When Nick Smith was a student at Gonzaga College High School in the District, the school allowed students to leave campus at lunch time to go elsewhere to eat. But even though the school campus, on Eye Street Northwest, was only a few blocks from Union Station, he rarely remembers going there:
“There just wasn’t much there,” he said. “There was no activity around the station really.” That was 30 years ago…
Union Station, where we will have our lunch stop during our bus tour to Washington, is the most visited destination in Washington D.C, attracting over 40 million visitors a year. Washington’s train station and premier shopping mall, also serves as a venue for world-class exhibitions and international cultural events.
In 1901, the U. S. Senate Park Commission invited master American architect Daniel Burnham to orchestrate a sweeping City Beautiful plan for Washington, D.C., and make it in a setting that was both practical and grandly befitting a world capital. Burnham’s work would help to create the colossal architectures that is now associated with the National Mall.
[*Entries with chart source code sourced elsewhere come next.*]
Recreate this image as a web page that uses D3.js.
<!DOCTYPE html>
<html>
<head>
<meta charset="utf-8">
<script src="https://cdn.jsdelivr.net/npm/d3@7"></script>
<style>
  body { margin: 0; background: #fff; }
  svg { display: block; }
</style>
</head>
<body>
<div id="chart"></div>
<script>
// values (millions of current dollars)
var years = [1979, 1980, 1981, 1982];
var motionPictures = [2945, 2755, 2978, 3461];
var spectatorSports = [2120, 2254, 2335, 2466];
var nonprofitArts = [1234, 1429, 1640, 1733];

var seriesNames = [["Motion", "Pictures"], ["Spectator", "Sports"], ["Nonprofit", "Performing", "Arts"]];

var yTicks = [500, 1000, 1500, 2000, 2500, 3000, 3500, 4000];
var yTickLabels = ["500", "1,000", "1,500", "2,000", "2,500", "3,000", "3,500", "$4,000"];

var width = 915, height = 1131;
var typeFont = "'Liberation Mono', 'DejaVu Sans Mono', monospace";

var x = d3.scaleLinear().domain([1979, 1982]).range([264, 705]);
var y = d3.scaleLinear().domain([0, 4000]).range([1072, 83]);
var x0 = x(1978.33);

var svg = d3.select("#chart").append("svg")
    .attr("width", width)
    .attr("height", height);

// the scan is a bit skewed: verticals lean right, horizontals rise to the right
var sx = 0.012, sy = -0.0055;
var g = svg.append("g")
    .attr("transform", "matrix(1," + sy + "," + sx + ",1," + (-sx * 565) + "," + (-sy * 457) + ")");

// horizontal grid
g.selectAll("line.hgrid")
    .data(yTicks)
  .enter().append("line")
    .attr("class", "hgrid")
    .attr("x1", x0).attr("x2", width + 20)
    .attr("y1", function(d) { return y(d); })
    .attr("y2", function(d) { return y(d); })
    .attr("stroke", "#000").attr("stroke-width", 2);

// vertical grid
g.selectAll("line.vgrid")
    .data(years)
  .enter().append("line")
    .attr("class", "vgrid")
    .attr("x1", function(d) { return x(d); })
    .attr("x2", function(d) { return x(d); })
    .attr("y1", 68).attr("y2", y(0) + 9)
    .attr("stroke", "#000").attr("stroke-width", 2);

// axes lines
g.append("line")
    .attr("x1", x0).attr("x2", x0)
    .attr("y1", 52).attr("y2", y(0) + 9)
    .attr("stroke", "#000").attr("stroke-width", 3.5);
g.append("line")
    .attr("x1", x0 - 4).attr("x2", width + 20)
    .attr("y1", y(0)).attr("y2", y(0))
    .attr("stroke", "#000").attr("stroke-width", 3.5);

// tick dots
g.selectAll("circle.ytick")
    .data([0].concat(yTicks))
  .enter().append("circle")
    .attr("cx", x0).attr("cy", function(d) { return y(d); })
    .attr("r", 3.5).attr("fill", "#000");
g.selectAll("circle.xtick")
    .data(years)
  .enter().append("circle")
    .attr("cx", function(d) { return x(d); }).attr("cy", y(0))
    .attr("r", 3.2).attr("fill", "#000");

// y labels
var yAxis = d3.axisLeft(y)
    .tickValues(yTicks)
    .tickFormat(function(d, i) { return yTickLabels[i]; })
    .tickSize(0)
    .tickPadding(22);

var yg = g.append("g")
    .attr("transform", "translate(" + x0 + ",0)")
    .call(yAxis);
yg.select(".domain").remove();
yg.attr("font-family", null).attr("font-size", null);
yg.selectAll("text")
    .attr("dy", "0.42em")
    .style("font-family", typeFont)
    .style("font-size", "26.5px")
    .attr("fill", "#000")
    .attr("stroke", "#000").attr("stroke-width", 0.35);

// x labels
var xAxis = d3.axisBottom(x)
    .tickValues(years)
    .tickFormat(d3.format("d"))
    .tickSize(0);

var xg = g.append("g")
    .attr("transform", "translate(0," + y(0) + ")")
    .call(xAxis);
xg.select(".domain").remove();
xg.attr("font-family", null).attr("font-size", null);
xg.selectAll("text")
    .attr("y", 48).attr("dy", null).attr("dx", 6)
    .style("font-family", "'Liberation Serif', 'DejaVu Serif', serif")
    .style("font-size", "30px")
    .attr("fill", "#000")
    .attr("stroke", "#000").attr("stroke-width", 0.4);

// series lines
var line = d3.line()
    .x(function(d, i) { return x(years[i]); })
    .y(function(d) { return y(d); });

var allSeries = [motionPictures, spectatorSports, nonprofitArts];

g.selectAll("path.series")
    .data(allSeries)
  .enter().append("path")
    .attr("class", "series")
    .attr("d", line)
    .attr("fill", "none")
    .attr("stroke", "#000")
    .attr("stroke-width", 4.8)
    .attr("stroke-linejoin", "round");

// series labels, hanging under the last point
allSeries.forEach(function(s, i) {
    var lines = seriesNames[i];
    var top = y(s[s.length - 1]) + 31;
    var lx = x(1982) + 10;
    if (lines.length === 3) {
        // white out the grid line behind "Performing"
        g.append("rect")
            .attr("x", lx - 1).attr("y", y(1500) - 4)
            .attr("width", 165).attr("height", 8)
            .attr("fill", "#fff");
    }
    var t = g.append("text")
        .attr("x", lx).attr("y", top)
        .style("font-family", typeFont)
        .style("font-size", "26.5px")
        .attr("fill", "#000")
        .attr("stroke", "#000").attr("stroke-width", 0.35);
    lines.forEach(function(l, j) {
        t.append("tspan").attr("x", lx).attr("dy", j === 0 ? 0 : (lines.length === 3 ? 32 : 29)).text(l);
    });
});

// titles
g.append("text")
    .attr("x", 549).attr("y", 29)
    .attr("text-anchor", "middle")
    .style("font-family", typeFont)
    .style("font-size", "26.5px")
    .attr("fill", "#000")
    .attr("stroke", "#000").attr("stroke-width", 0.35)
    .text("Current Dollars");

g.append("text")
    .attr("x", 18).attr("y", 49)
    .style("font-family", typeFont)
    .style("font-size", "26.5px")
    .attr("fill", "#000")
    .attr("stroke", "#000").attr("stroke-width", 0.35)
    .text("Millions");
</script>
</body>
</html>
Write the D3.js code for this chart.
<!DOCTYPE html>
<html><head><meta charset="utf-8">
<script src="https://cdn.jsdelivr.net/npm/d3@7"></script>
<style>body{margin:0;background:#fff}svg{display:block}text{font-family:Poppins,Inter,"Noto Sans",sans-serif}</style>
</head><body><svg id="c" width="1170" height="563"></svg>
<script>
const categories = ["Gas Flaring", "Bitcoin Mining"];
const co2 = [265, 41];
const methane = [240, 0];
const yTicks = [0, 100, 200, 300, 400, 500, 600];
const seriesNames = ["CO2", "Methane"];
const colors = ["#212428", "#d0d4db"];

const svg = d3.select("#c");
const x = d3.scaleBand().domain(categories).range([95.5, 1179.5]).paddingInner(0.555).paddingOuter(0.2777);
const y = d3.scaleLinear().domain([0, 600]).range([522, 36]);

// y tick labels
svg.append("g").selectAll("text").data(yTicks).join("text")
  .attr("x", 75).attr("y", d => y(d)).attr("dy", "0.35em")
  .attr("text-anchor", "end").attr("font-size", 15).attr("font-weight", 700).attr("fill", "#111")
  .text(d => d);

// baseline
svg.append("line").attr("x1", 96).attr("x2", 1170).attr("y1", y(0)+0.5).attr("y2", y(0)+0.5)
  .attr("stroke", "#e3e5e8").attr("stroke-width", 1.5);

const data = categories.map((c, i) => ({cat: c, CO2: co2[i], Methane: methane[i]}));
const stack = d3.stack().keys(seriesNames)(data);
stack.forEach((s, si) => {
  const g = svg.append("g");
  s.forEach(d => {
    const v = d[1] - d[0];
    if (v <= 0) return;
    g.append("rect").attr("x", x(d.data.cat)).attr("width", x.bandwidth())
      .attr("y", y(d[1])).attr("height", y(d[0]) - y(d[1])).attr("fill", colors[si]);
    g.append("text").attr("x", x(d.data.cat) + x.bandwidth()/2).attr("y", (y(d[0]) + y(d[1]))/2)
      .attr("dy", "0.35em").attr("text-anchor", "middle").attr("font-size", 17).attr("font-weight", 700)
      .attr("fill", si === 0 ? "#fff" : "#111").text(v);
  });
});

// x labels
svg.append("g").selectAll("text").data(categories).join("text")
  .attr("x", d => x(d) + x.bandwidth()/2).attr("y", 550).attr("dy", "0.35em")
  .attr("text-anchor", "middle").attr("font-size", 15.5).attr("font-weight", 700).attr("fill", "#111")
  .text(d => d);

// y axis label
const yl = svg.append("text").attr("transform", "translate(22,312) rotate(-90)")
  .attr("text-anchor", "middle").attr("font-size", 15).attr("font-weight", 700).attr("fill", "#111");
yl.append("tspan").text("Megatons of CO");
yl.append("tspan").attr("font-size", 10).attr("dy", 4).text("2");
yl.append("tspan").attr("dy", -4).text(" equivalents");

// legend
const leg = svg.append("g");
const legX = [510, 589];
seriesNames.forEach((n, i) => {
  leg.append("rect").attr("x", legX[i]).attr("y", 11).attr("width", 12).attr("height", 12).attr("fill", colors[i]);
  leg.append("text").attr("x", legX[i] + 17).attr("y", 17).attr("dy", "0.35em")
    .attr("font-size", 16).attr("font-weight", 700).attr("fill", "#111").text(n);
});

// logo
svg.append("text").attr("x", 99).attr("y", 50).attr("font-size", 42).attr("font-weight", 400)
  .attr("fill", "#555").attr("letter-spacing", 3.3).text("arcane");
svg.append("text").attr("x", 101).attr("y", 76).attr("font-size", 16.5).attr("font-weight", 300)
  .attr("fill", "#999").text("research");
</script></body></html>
As part of this work, Burnham designed a Union Station that removed the rail lines from the center of the Mall, which had become a tangle of streets and buildings, and brought two major railroads, the Pennsylvania Railroad and the Baltimore and Ohio Railroad, into one terminal.
The front of the station, on Columbus Circle, presents travelers with a soaring vaulted entryway and heroic statuary on its 600-foot length. The 96-foot high coffered Main Hall ceiling shines with gold leaf, reflecting light onto the expanse of its marble floor through spacious skylights and windows. The former Main Concourse, now the heart of the station lift its barrel-vaulted glass and coffered plaster ceiling 45 feet above the main floor and stretches 760 feet long. It was once said to be the largest single room in the world.
All visitors pass through Union Station including passengers using Amtrak, Maryland Area Regional Commuter (MARC) and Virginia Railway Express (VRE), the Washington Metro subway, taxis, city buses, tourist buses, intercity buses, as well as shoppers and diners. Behind the station, above the train sheds, stands a parking structure offering over 2,000 spaces.
The station, bringing all these modes of transportation together, makes it easy for people to move from private automobile to Amtrak to taxi or from commuter rail onto the subway and still have time to buy a meal, a gift, or a cup of coffee on their way.